Click the figure below to see the complete problem 791.

1. http://img822.imageshack.us/img822/2764/problem791.png

Draw lines per attached sketch
Let AB=a
we have AE=BF=BD=a√3
and MD=FN=a/2
∠BDC= ∠AFB=30 and ∠AFN=60
∆BFN congruence to ∆BDM ….. ( case SAS)
So BN=BM and ∠NBM=∠FBD=60 => triangle BMN is equilateral

In right triangle BAN , BN^2=AB^2+AN^2= 7/4 a^2
S(BMN)/S(BFD)= BN^2/BF^2 = (7/4a^2)/(3a^2)= 7/12
But S(ABCDEF)=2S(BFD)
So S(BMN)/S(ABCDEF)=7/24

2. Part 1

Embed the figure in the complex plane,
such that z(D)=1, z(A)=-1.

Let w be the primitive cube root of unity,
i.e. w = cos120 + i sin120

With this notation, we have
z(B)=w, z(F)=w^2, z(C)=-w^2, z(E)=-w

Now
z(M) = 1/2 (1-w^2)
z(N) = 1/2 (-1-w) = 1/2 w^2

Since
z(B) + w z(N) + w^2 z(M)
= w + 1/2 + 1/2 w^2 - 1/2 w
= 1/2 (1 + w + w^2)
= 0

Thus triangle BMN is equilateral.

***
Part 2

Let AB = 2a.

Then
S = 6*sqrt(3)/4 (2a)^2 = 6*sqrt(3) a^2

On the other hand, by cosine law on triangle BCM,
BM^2 = (2a)^2 + a^2 - 2(2a)(a)cos120 = 7 a^2

Area of triangle BMN
= sqrt(3)/4 * BM^2
= 7*sqrt(3)/4 a^2

Hence, Area of BMN = 7/24 S.

3. Using vector approach to solve the problem.
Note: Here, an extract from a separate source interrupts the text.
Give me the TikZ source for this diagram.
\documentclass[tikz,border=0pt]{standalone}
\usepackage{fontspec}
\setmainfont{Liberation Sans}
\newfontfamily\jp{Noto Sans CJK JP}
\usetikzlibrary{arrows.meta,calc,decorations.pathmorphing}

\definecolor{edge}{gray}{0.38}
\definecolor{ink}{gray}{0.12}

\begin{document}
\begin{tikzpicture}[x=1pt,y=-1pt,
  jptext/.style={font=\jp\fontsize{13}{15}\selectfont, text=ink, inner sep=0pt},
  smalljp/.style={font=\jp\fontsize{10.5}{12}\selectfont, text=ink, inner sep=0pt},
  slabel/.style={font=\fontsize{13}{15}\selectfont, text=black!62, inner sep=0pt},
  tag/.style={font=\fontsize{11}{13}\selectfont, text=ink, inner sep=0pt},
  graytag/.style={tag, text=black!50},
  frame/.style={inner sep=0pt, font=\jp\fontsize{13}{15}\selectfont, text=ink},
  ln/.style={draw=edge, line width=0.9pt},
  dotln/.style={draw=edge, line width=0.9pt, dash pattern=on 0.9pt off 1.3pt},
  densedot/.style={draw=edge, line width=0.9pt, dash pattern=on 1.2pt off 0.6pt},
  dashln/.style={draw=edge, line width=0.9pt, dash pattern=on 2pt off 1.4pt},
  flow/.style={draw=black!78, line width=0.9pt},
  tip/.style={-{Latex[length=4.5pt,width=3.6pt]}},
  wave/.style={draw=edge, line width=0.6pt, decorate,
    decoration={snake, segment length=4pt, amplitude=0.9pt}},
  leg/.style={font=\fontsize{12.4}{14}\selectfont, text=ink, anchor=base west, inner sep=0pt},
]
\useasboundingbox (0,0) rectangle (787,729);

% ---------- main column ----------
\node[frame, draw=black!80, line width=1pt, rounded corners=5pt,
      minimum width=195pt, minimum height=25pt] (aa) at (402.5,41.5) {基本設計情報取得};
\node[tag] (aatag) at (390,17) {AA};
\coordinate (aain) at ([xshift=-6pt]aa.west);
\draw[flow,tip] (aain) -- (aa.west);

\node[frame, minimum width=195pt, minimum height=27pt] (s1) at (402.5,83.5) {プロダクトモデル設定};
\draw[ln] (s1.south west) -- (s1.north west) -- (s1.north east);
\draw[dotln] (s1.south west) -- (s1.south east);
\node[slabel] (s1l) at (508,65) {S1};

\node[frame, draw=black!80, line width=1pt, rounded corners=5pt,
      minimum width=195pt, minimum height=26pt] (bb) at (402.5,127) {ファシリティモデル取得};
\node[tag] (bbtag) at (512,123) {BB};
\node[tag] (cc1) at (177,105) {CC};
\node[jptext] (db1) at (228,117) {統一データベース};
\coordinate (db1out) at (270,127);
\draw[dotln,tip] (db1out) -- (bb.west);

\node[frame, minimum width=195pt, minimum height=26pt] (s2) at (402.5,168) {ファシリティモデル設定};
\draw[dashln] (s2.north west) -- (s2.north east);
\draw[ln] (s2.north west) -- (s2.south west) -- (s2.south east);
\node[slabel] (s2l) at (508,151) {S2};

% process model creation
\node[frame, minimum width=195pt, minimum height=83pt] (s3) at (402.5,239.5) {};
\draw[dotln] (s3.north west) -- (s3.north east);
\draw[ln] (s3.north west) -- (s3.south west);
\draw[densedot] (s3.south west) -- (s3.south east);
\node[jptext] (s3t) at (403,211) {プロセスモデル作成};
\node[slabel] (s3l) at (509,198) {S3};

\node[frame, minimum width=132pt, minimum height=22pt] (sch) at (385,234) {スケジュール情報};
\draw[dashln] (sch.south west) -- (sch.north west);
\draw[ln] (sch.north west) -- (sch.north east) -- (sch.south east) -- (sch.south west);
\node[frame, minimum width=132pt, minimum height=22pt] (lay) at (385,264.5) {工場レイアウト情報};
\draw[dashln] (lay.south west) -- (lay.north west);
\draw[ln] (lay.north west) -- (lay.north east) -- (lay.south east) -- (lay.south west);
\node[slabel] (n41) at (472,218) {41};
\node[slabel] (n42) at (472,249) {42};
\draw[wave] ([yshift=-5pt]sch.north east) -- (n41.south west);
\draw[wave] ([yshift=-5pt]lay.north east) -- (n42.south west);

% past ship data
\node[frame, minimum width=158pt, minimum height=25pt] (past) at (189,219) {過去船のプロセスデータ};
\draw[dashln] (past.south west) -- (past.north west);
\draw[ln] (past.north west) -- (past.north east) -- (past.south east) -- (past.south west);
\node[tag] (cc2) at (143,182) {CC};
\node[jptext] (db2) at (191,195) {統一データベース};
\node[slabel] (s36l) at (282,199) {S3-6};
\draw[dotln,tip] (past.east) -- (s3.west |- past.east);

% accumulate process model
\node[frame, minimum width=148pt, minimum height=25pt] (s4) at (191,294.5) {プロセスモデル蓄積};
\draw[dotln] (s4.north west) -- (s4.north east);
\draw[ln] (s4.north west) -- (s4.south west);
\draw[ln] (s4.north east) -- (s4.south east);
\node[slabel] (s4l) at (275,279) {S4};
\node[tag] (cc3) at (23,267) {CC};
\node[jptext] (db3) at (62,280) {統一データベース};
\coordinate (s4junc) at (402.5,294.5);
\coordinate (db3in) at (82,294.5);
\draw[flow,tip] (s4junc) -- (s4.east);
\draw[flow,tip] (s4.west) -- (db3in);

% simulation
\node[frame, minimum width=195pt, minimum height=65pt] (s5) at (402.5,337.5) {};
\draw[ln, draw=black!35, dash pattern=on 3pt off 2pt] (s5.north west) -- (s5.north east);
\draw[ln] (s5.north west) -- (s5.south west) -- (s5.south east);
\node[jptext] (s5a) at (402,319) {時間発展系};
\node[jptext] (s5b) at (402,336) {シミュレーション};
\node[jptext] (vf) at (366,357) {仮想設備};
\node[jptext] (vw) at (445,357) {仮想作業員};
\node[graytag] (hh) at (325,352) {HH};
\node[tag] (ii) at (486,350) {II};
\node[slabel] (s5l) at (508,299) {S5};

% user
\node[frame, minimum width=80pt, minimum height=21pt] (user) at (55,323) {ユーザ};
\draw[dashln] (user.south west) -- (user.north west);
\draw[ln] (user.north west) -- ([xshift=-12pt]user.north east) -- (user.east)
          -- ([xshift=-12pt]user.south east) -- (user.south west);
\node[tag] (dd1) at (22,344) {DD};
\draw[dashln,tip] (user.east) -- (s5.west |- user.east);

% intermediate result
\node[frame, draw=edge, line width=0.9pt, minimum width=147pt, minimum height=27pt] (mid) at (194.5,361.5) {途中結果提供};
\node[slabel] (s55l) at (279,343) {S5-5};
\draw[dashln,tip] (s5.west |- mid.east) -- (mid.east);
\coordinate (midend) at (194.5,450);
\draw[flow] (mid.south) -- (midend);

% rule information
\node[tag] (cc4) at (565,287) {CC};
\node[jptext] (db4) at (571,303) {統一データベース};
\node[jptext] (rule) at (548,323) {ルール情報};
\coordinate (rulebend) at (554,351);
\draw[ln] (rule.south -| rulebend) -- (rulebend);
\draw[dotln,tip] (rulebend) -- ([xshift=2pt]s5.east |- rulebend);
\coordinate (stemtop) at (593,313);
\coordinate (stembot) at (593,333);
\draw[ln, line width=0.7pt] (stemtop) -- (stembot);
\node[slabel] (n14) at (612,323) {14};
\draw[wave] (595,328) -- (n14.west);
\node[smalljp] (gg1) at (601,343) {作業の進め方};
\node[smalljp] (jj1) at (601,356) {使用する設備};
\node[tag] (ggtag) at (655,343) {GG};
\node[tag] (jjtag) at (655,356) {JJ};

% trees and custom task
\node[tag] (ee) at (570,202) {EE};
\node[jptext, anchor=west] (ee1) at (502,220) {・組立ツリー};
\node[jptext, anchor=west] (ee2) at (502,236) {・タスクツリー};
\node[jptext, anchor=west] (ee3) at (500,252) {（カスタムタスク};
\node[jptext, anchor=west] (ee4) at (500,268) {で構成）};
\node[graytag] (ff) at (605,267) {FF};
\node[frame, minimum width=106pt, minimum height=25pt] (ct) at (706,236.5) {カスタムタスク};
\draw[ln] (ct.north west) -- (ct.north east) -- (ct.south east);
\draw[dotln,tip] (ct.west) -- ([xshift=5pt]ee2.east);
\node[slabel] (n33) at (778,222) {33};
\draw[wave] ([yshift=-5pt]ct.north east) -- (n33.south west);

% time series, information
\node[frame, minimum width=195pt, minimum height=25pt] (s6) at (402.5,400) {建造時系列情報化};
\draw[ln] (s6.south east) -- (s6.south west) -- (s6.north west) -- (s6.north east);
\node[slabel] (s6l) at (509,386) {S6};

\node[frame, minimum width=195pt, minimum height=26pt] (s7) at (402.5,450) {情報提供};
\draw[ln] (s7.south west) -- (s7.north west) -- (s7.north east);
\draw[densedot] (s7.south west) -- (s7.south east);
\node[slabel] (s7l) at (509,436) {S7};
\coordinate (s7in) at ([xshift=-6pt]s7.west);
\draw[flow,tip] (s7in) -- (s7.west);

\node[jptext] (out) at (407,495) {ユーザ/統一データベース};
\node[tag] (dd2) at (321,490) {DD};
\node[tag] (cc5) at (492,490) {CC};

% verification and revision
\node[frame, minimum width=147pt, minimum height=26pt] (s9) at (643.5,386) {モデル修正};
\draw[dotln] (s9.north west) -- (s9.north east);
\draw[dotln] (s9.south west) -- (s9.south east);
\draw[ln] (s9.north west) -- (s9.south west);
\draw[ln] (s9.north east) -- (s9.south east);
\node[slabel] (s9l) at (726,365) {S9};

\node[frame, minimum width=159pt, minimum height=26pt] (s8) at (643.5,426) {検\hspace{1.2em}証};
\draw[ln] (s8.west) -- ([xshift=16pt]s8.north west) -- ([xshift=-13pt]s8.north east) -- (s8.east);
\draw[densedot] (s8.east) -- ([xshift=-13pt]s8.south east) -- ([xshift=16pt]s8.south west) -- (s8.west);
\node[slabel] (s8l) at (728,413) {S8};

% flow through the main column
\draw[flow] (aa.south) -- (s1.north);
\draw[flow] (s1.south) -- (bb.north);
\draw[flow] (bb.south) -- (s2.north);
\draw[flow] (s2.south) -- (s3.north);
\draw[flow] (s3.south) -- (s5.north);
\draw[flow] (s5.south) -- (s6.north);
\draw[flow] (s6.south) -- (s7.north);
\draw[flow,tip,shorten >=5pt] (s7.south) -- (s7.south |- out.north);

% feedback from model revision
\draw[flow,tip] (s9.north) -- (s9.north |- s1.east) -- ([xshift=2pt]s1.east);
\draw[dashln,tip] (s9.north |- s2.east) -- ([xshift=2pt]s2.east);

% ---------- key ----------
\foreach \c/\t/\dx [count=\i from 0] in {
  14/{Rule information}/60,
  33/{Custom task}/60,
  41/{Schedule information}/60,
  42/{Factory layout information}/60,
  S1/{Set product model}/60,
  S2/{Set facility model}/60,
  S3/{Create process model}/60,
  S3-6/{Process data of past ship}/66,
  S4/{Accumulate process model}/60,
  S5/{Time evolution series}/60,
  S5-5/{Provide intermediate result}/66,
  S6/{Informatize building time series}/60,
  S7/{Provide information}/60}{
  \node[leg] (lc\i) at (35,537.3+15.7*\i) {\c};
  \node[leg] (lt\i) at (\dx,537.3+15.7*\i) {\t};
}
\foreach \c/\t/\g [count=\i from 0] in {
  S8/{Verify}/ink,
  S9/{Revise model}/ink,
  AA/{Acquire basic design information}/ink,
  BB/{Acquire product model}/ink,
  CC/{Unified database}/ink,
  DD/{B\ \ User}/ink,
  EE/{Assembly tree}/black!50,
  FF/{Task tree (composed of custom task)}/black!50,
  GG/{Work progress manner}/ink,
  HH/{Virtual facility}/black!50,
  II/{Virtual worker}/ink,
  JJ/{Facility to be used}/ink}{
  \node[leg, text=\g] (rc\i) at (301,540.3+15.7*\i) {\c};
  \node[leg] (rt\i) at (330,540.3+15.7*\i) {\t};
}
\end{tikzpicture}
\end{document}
Let vectorDC = a, vector CB = b, then vector BA = b - a.

Hence MB = (1/2)a + b ; BN = (1/2)b - (3/2)a ; MN = -a + (3/2)b

For simplicity, let the length of the hexagon be 1, then |a|=|b|=1.

|MB| = |BN| = |MN| = sqrt(7/4)

So triangle BMN is equilateral.

The area of triangle would be 7*sqrt(3)/16.
Yet, the area of hexagon in this case, would be 6*(|aXb|)=3*sqrt(3)/2

q.e.d.

4. WLOG let the side AB of hexagon has the length of 2. Then CM = 1. Since BCM is an interior angle of haxagon, its size is 120 degrees. From cosine law in triangle BCM, we can easily compute that BM = sqrt(7).
Since BE is a diameter of circumcircle, triangle BAE is right. In hexagon, it is also well known that the diameter of circumcircle is twice as long as the side, therefore BE = 4. From Pythagorean Theorem in triangle BAE, we find out that AE = sqrt(12) = 2*sqrt(3), thus AN = sqrt(3). Triangle BAN is also right, we can once more use Pythagorean Theorem and obtain BN = sqrt(7).
By symmetry, CN is perpendicular to AE. Since M is midpoint of CD and CN is paraller to DE, M lies on the perpendicular bisector of EN, triangle MEN is isosceles and MN = ME. But side ME from triangle MED is equal as side BM from triangle CBM, because those two triangles are congruent (case SAS). Thus BM = ME = MN and MN = sqrt(7).
All the sides BM, BN, MN have the length sqrt(7), thus triangle BMN is equilateral.
The area ratio is easily computed by the fact, that regular hexagon can be divided into six equal equilateral triangles with vertex at the center of hexagon and with the length of side 2.